Devil’s in the details
However, three factors hamper long-distance vMotion: its low tolerance for network latency; networking bandwidth requirements; and cost.
Scott Lowe, VMware-Cisco solutions principal for EMC, emphasized in Tweets on Tuesday that the existence of VPlex Geo means does not mean immediate availability of fully supported, production-ready vMotion over asynchronous distances, “Not yet.” Lowe said. “Need to watch vMotion [Round Trip Time] limits.” On Wednesday, he added, “see VMware’s support statements regarding requirements for long-distance vMotion.”

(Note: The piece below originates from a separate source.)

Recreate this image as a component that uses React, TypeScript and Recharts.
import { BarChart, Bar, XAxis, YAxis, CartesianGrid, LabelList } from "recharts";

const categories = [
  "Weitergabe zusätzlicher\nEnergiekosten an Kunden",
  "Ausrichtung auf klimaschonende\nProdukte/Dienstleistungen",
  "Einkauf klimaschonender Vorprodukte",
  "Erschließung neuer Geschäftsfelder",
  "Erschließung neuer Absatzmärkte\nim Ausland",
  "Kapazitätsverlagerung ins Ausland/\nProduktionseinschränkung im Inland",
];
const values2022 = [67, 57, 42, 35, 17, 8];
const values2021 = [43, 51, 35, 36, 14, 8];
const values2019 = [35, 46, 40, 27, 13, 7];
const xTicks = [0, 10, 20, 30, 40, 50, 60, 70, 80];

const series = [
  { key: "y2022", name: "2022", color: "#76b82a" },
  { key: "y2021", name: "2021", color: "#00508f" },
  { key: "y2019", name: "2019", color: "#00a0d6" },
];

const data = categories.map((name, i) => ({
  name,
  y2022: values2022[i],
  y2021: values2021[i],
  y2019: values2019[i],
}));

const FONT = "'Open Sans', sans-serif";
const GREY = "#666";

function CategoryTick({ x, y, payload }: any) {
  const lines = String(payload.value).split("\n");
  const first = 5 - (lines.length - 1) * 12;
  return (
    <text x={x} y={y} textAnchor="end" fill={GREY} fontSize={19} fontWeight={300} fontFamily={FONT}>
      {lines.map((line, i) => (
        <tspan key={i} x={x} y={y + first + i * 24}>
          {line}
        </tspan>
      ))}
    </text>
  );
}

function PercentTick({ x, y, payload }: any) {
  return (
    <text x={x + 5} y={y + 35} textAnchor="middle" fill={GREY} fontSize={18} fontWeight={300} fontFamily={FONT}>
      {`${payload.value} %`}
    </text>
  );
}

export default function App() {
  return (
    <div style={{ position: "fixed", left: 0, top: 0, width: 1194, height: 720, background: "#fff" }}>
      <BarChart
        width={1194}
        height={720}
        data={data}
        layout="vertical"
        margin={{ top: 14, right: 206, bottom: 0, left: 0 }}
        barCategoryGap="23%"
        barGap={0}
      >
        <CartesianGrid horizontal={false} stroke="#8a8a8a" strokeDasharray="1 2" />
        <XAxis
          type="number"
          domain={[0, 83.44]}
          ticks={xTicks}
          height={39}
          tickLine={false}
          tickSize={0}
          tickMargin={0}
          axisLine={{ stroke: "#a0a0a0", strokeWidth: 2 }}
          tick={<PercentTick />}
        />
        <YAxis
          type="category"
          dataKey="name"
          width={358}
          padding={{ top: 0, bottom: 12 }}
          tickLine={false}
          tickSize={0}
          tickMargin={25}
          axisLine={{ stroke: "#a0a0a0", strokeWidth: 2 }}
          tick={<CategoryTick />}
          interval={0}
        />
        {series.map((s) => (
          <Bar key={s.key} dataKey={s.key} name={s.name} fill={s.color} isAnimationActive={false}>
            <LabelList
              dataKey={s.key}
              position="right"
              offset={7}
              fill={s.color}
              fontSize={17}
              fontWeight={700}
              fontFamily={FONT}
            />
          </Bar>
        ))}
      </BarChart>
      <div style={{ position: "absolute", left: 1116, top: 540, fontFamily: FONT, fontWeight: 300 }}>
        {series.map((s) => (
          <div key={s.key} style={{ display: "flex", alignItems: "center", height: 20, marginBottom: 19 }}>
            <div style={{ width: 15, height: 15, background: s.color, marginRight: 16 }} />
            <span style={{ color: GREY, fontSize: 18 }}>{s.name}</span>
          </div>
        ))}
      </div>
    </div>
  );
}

According to the document, “Virtual Machine Mobility with VMware VMotion and Cisco Data Center Interconnect Technologies,” the maximum latency between the two VMware vSphere servers cannot exceed 5 milliseconds (ms) in any case. This could change, of course, but has yet to do so. No official support statement for vMotion over asynchronous distances has been issued by either VMware or EMC.
Meanwhile, the VMware / Cisco support document for distance vMotion also includes the requirement that “the IP subnet on which the virtual machine resides must be accessible from both the source and destination VMware ESX servers.” This is also known as Layer 2 adjacency, and the current support document calls for an IP network with a minimum bandwidth of 622 Mbps between sites to accomodate it. Such a configuration over distance also involves logically “stretching” the Layer 2 domain, through technologies such as Cisco’s Overlay Transport Virtualization (OTV).

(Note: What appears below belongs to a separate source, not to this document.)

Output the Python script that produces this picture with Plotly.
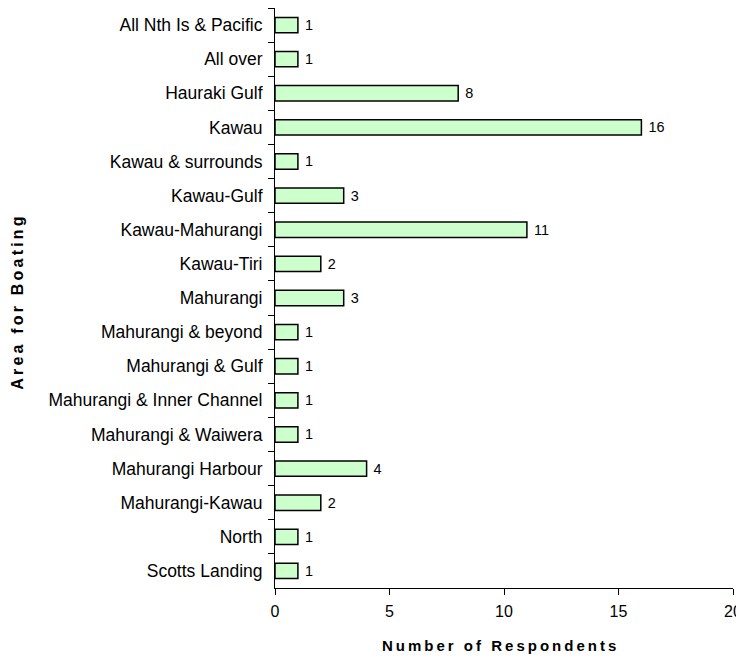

If vendors build it, will users pay?
With time, the technical and support barriers to performing live migrations with local data access can easily be broken down. But that’s where Wikibon analyst David Floyer points out that high costs, especially for network bandwidth, will figure heavily into any business justification for the technology.
VPlex Local and Metro give users a healthy return on investment, Floyer pointed out. For example, VPlex Metro used with Oracle’s Real Application Clustering can allow effective stretched clustering well over the application’s native tolerance for 1 kilometer’s worth of latency, without requiring 622 Mbps of bandwidth between sites. But when it comes to mobility over longer distances, especially for high availability and disaster recovery, the cost of the bandwidth required to overcome the low tolerance for latency in vMotion today is out of the reach of most users, Floyer said.
Moreover, he asked: what is the use case? “Why would you do [live migration over distance]?” he asked. If it’s load-balancing between data centers more than 100 km apart, simply adding processing capacity where it’s needed would still be cheaper and less complex than migrating over big network links. Similarly, existing replication-based disaster recovery technologies will probably work well for the majority of enterprises, he said.
“It’s better to keep data where it is, and move the workload to it when you have to,” according to Floyer. Long-distance vMotion “is a lovely theory, but the cost of doing it is just not going to be practical.”
Update 2 pm ET 5-12-11: This post has been changed to correct information about stretched clustering that appeared in the original version.